We're moving to a point where there are essentially two directions influence can turn -- metrics that reward thought leaders and cyberlebrities whose fame is built largely on their words and wit, or measures of action that overtly project your behavior to the world.  This Accountability Based Influence (ABI) will be reflected by everything from your health (Nike's Fuelband), your compassion (LinkedIn's new Volunteer section for your profile), and your civic responsibility (are you getting rewards for green behavior from Recyclebank yet?) These self-monitoring tools, reflected by the Quantified Self movement, will soon project your life portrait on a palette of digital information available in new virtual arenas like Augmented Reality and the data that's visible by things like Google Goggles.  Hope you've got your privacy settings set correctly, or that drunken photo from college can be projected on the side of a building or taped to your back in the imminently approaching digital world. 
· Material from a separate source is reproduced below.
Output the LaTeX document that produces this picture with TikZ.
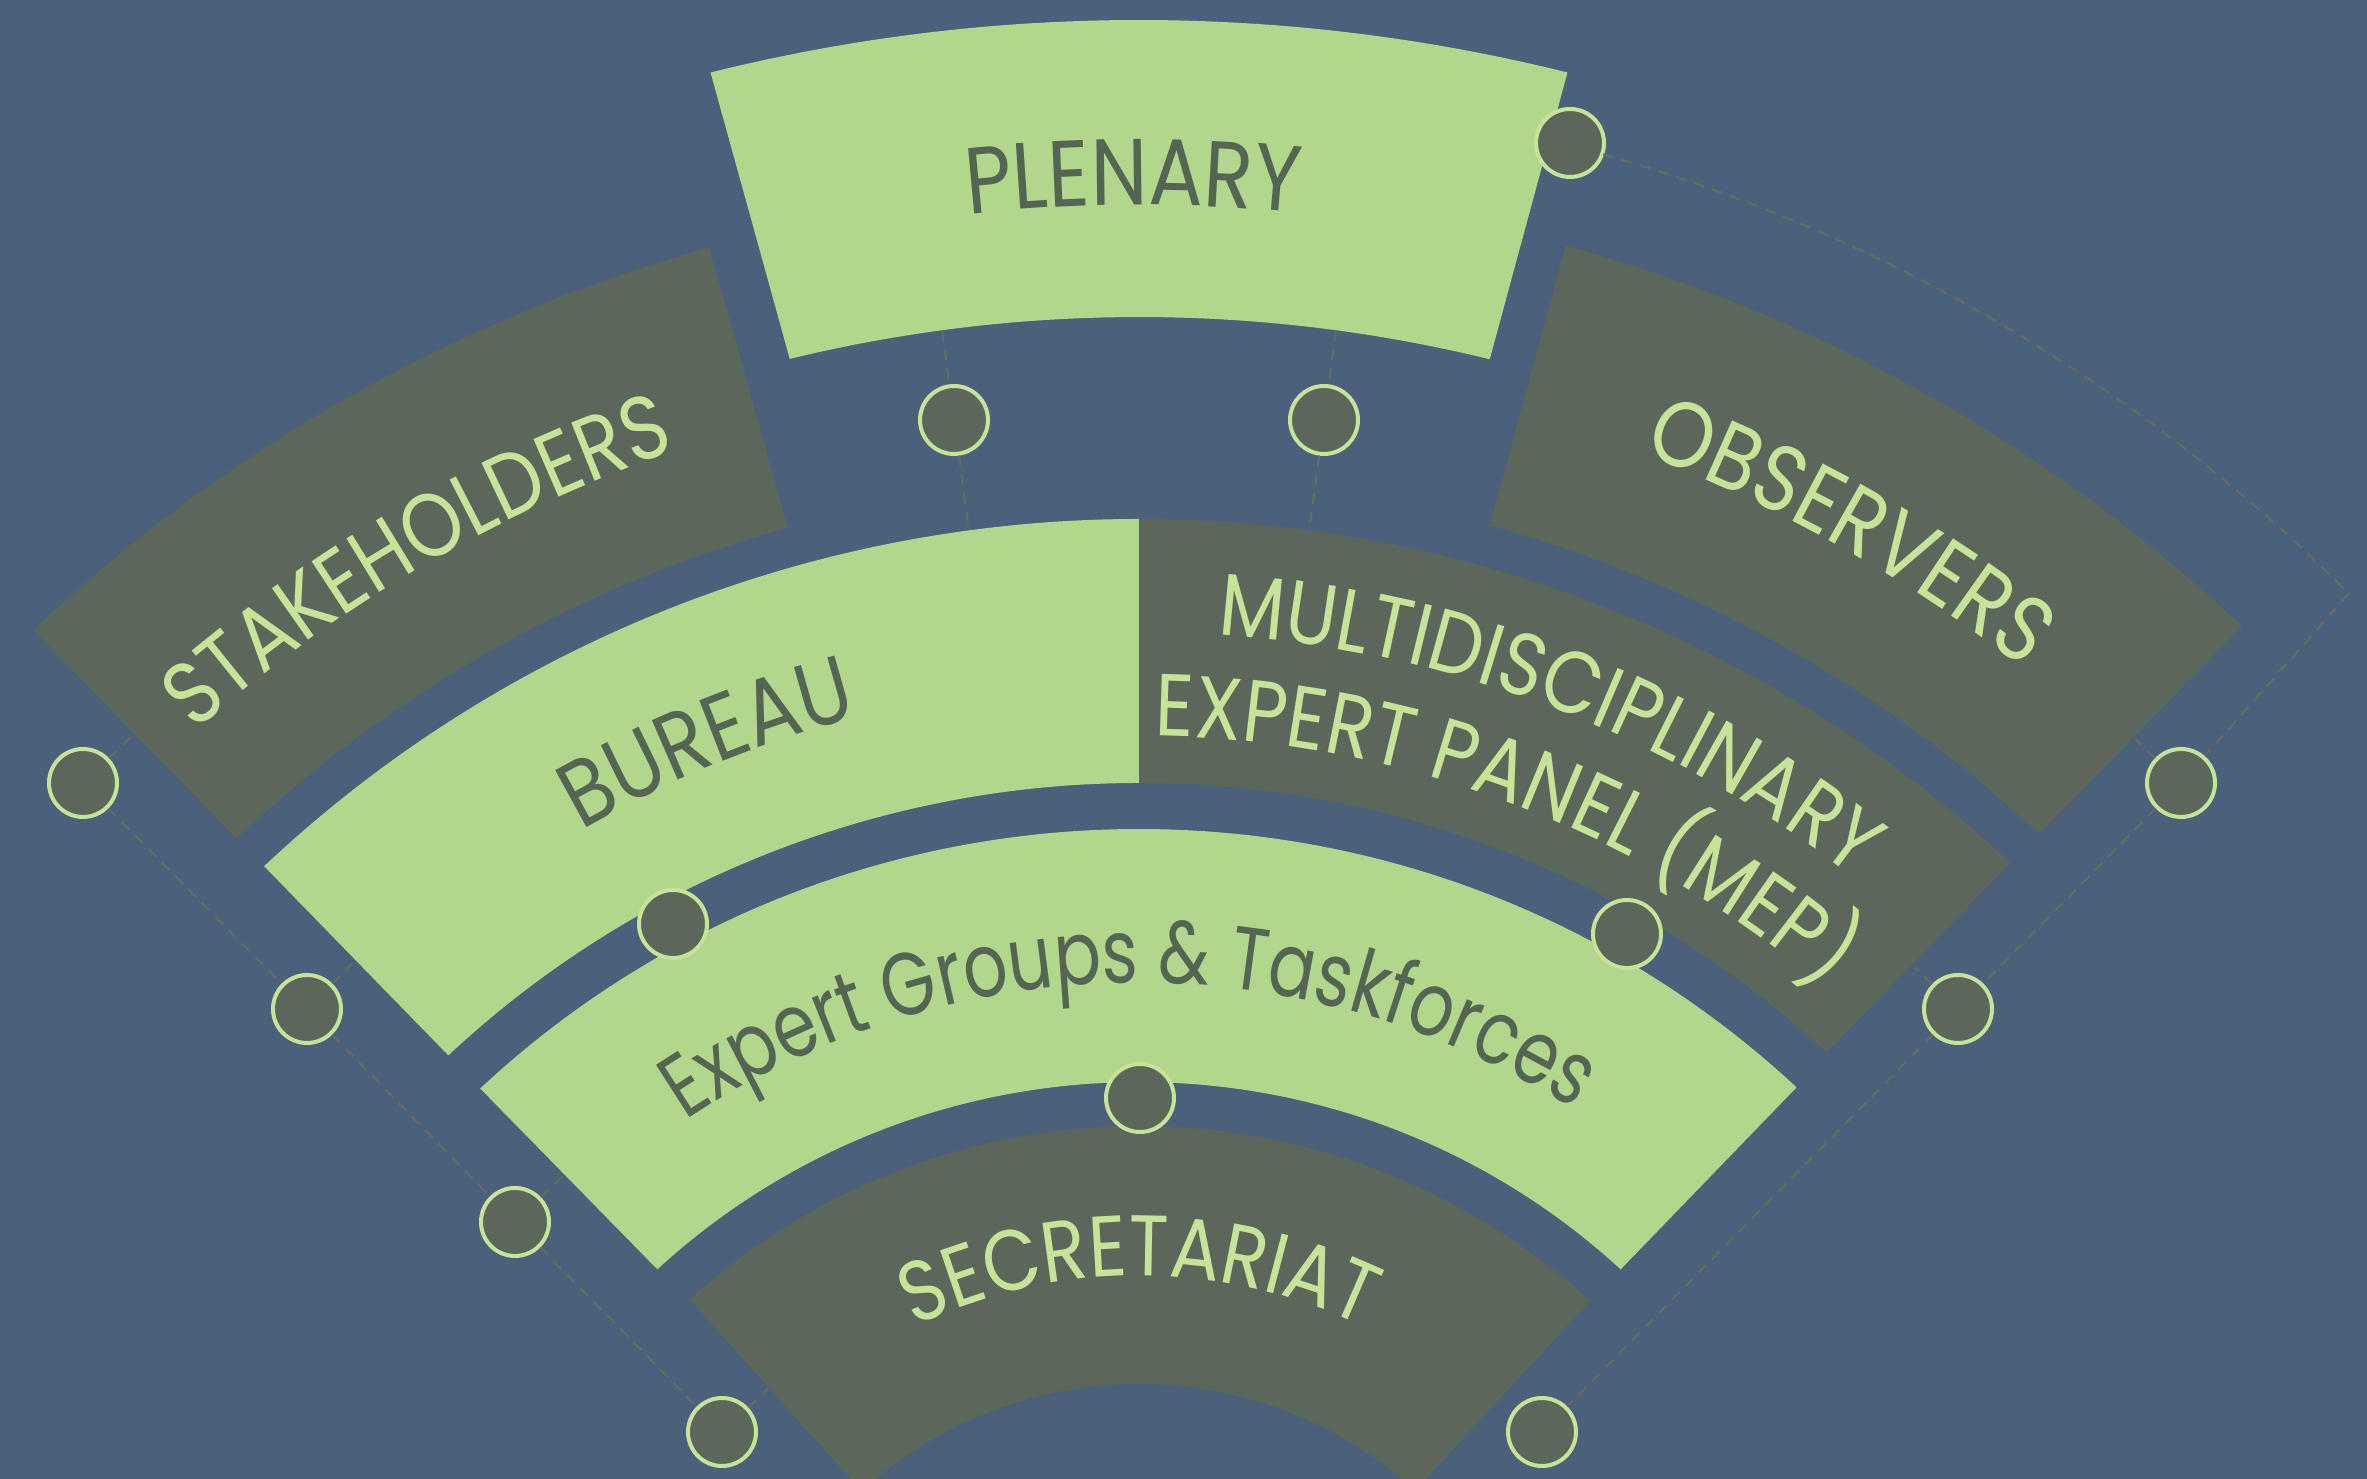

Is there an alternative to this Digital Dystopia?  Havens posits that ABI should be used in encouraging and edifying ways to help people identify ways to improve their lives while virtually collaborating with their on and offline communities.  It's also possible to dovetail metrics of well-being like the ones created by Bhutan's Gross National Happiness to the massive wave of apps helping people shift behavior and telegraph their actions to their social graph.  By educating the general public about the importance and prevalence of ubiquitous data, identity, and influence, we have the chance to create a H(app)y future based on positive actions versus a constant quest for virtual voyeurism.